The technical thesis focuses on two aspects of detecting and preventing spam using a
novel Machine Learning technique referred to as Natural Language Processing. Initially, work
was done on a chat bot placed in the undermarket web to communicate with e-commerce
miscreants and extract useful intel. For this project, Natural Language Processing was used to
improve the machine’s understanding of the conversation with the miscreant, thus enabling it
with richer information. Utilizing a new NLP framework, we were able to substantially improve
the understanding of textual information and flow of conversation for the chat bot.
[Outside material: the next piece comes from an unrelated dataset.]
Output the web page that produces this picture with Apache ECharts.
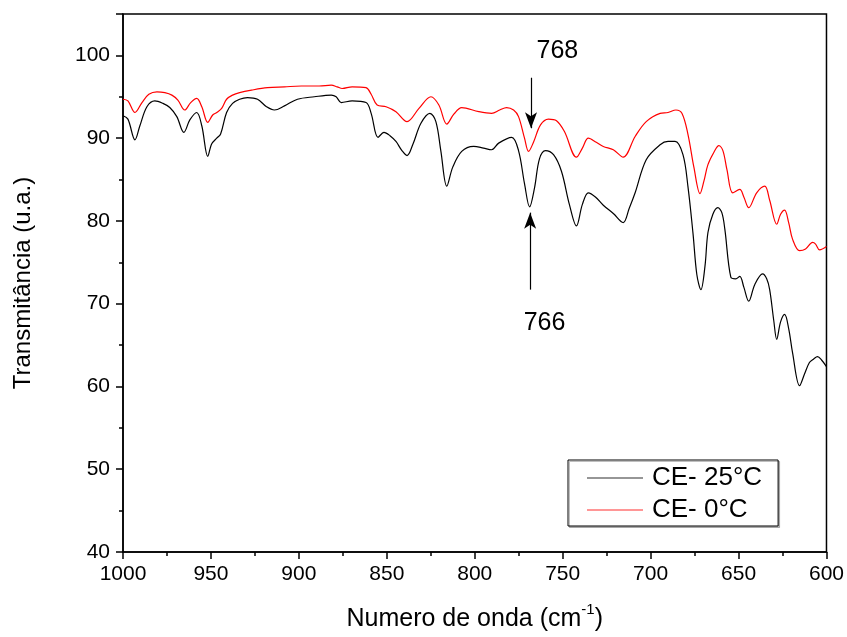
<!DOCTYPE html>
<html>
<head>
<meta charset="utf-8">
<script src="https://cdn.jsdelivr.net/npm/echarts@6/dist/echarts.min.js"></script>
<style>
html,body{margin:0;padding:0;background:#fff;}
#chart{width:847px;height:637px;}
</style>
</head>
<body>
<div id="chart"></div>
<script>
// ---- data ----
const seriesNames = ['CE- 25°C', 'CE- 0°C'];
const xTickValues = [1000, 950, 900, 850, 800, 750, 700, 650, 600];
const yTickValues = [40, 50, 60, 70, 80, 90, 100];

const blackX = [1000, 997.2, 993.2, 990.4, 986.4, 981.9, 977.3, 973.4, 969.4, 965.4, 962.0, 958.1, 955.2, 951.8, 949.6, 946.7, 944.5, 941.1, 937.7, 933.7, 929.2, 923.5, 918.4, 913.9, 908.2, 900.8, 891.2, 881.6, 878.8, 875.9, 869.7, 861.8, 858.9, 855.0, 851.6, 848.2, 844.8, 841.4, 838.5, 835.1, 830.6, 825.5, 822.1, 819.3, 815.9, 812.5, 807.4, 800.6, 795.0, 790.4, 786.4, 779.0, 775.1, 771.7, 768.8, 766.0, 763.2, 759.8, 755.2, 750.7, 746.2, 742.2, 738.8, 735.4, 731.4, 726.9, 721.2, 715.6, 712.2, 708.8, 702.5, 694.6, 690.1, 686.1, 681.6, 678.8, 675.9, 673.7, 671.4, 669.1, 667.4, 664.6, 661.8, 659.5, 657.8, 654.4, 651.6, 649.3, 647.0, 644.2, 640.8, 636.3, 634.0, 632.3, 630.0, 628.3, 626.1, 623.8, 621.5, 619.3, 615.3, 612.5, 609.7, 607.4, 605.1, 602.8, 600];
const blackY = [92.7, 92.3, 89.8, 91.5, 93.8, 94.5, 94.2, 93.7, 92.6, 90.7, 92.2, 93.1, 91.5, 87.8, 89.3, 90.0, 90.5, 93.1, 94.2, 94.7, 94.9, 94.7, 93.8, 93.4, 93.9, 94.7, 95.0, 95.2, 95.0, 94.3, 94.5, 94.3, 93.0, 90.1, 90.7, 90.3, 89.6, 88.5, 87.9, 89.3, 91.8, 93.0, 92.0, 88.5, 84.2, 86.5, 88.4, 89.0, 88.8, 88.6, 89.4, 90.1, 88.5, 84.5, 81.7, 84.0, 87.5, 88.5, 88.0, 86.0, 82.0, 79.4, 82.0, 83.4, 82.9, 81.9, 80.9, 79.8, 81.5, 83.4, 87.4, 89.2, 89.6, 89.6, 88.0, 84.2, 78.5, 73.5, 71.7, 74.5, 78.6, 80.8, 81.6, 81.0, 79.0, 73.2, 73.0, 73.3, 72.0, 70.3, 72.3, 73.6, 73.0, 71.7, 68.0, 65.7, 67.8, 68.7, 67.0, 64.1, 60.1, 61.5, 62.9, 63.3, 63.6, 63.2, 62.4];

const redX = [1000, 997.2, 993.2, 989.2, 985.3, 980.7, 976.2, 972.2, 968.8, 964.9, 961.5, 958.1, 955.2, 951.8, 949.0, 946.7, 943.9, 941.1, 937.7, 933.7, 926.9, 917.8, 908.2, 898.6, 888.4, 881.6, 878.2, 875.4, 869.7, 861.8, 858.9, 855.5, 850.4, 844.8, 838.5, 831.7, 824.9, 820.4, 815.9, 811.9, 807.4, 797.7, 790.4, 785.8, 781.9, 777.9, 775.1, 771.7, 769.4, 766.6, 762.6, 758.1, 753.5, 749.0, 742.2, 738.8, 735.4, 730.9, 726.9, 721.2, 715.6, 708.8, 702.5, 694.6, 690.1, 685.6, 682.2, 678.8, 675.4, 671.9, 669.7, 667.4, 664.0, 661.2, 658.9, 656.6, 653.3, 649.3, 647.0, 644.2, 639.7, 635.1, 632.3, 628.3, 626.1, 623.8, 621.5, 619.3, 615.3, 611.9, 607.9, 606.2, 603.9, 600];
const redY = [94.7, 94.5, 93.1, 94.3, 95.3, 95.6, 95.5, 95.2, 94.6, 93.4, 94.3, 94.8, 93.8, 91.9, 92.8, 93.1, 93.6, 94.7, 95.2, 95.5, 95.8, 96.1, 96.2, 96.3, 96.3, 96.4, 96.2, 96.0, 96.2, 96.1, 95.3, 94.0, 93.8, 93.2, 92.0, 93.6, 95.0, 94.0, 91.7, 92.9, 93.7, 93.2, 93.0, 93.4, 93.7, 93.4, 92.6, 90.0, 88.4, 89.5, 91.6, 92.3, 92.1, 90.8, 87.7, 88.8, 90.0, 89.5, 89.0, 88.6, 87.7, 90.2, 92.0, 93.0, 93.1, 93.4, 93.0, 90.5, 86.5, 83.3, 84.8, 86.8, 88.3, 89.1, 88.5, 86.2, 83.4, 83.8, 82.9, 81.6, 83.4, 84.2, 82.5, 79.6, 80.8, 81.3, 79.8, 77.8, 76.4, 76.6, 77.4, 77.2, 76.5, 76.9];

// annotations: [label, label x, label y, arrow x, arrow start y, arrow tip y]
const annot768 = ['768', 753.0, 100.5, 768, 97.3, 91.2];
const annot766 = ['766', 760.3, 67.6, 768.5, 71.7, 81.0];

// ---- chart ----
const FONT = 'Liberation Sans, Arial, sans-serif';
const chart = echarts.init(document.getElementById('chart'), null, {renderer: 'canvas'});

function pairs(xs, ys) { return xs.map((x, i) => [x, ys[i]]); }

function annotLine(a) {
  return [{coord: [a[3], a[4]], symbol: 'none'}, {coord: [a[3], a[5]], symbol: 'arrow'}];
}
function annotText(a) {
  return {coord: [a[1], a[2]], value: a[0]};
}

const option = {
  backgroundColor: '#fff',
  animation: false,
  grid: {left: 123, right: 18, top: 14, bottom: 85, show: true, borderColor: '#000', borderWidth: 1.5, backgroundColor: 'transparent'},
  legend: {
    orient: 'vertical',
    left: 568, top: 460,
    padding: [5, 16, 3, 19],
    itemGap: 6,
    itemWidth: 56, itemHeight: 1.6,
    icon: 'rect',
    itemStyle: {opacity: 0.55},
    borderColor: '#000', borderWidth: 1,
    backgroundColor: '#fff',
    shadowColor: 'rgba(0,0,0,0.25)', shadowOffsetX: 1.5, shadowOffsetY: 1.5, shadowBlur: 0,
    textStyle: {fontFamily: FONT, fontSize: 26, color: '#000', padding: [0, 0, 0, 4]},
    data: seriesNames
  },
  xAxis: {
    type: 'value', inverse: true, min: 600, max: 1000, interval: 50,
    name: 'Numero de onda (cm{sup|-1})', nameLocation: 'middle', nameGap: 50,
    nameTextStyle: {fontFamily: FONT, fontSize: 25, color: '#000',
      rich: {sup: {fontFamily: FONT, fontSize: 15, verticalAlign: 'top', padding: [0, 0, 20, 0], color: '#000'}}},
    axisLine: {show: true, lineStyle: {color: '#000', width: 1.5}},
    axisTick: {show: true, inside: false, length: 7, lineStyle: {color: '#000', width: 1.5}},
    minorTick: {show: true, splitNumber: 2, length: 4, lineStyle: {color: '#000', width: 1.5}},
    axisLabel: {fontFamily: FONT, fontSize: 21, color: '#000', margin: 12,
      customValues: xTickValues, formatter: v => String(v)},
    splitLine: {show: false}
  },
  yAxis: {
    type: 'value', min: 40, max: 105, interval: 10,
    name: 'Transmitância (u.a.)', nameLocation: 'middle', nameGap: 88,
    nameTextStyle: {fontFamily: FONT, fontSize: 24, color: '#000'},
    axisLine: {show: true, lineStyle: {color: '#000', width: 1.5}},
    axisTick: {show: true, inside: false, length: 7, lineStyle: {color: '#000', width: 1.5}},
    minorTick: {show: true, splitNumber: 2, length: 4, lineStyle: {color: '#000', width: 1.5}},
    axisLabel: {fontFamily: FONT, fontSize: 21, color: '#000', margin: 13,
      customValues: yTickValues, formatter: v => String(v)},
    splitLine: {show: false}
  },
  series: [
    {
      name: seriesNames[0], type: 'line', data: pairs(blackX, blackY),
      showSymbol: false, symbol: 'none', smooth: 0.35,
      lineStyle: {color: '#000', width: 1.2}, itemStyle: {color: '#000'},
      z: 3,
      markLine: {
        silent: true, animation: false,
        symbolSize: [9, 16],
        lineStyle: {color: '#000', width: 1.2, type: 'solid'},
        label: {show: false},
        data: [annotLine(annot768), annotLine(annot766)]
      },
      markPoint: {
        silent: true, animation: false,
        symbol: 'circle', symbolSize: 0,
        label: {show: true, position: 'inside', fontFamily: FONT, fontSize: 25, color: '#000',
          formatter: p => p.value},
        data: [annotText(annot768), annotText(annot766)]
      }
    },
    {
      name: seriesNames[1], type: 'line', data: pairs(redX, redY),
      showSymbol: false, symbol: 'none', smooth: 0.35,
      lineStyle: {color: '#ff0000', width: 1.2}, itemStyle: {color: '#ff0000'},
      z: 2
    }
  ]
};
chart.setOption(option);
</script>
</body>
</html>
Additionally,
in a separate project, NLP is being used to build a developer’s reputation and predict whether
that user is commiting malicious code to GitHub. We are currently extracting textual information
from commited code and vectorizing to produce more features for the prediction.
The STS thesis investigates the efficiency of Makerspaces as a learning tool, attempting
to separate what is fact and what is hype. As many schools begin to adopt Makerspaces, the need
to define the metrics by which to evaluate these collaborative spaces increases. In this research, I
discuss the existing methods of evaluation from both an educational and social lens.
Furthermore, I produce metrics that additionally account for the resources used, the opportunity
cost of those resources, and the specific benefits reaped. Through case studies of existing
Makerspaces, it was found that successful makerspaces were coupled with an existing
curriculum and had strong support from patrons. The research recommends an amended
evaluation metric for Makerspaces, as well as key factors that contribute to the efficiency of
these spaces. The research is preliminary yet substantive and further research into Makerspaces
could be grounded in what is found here.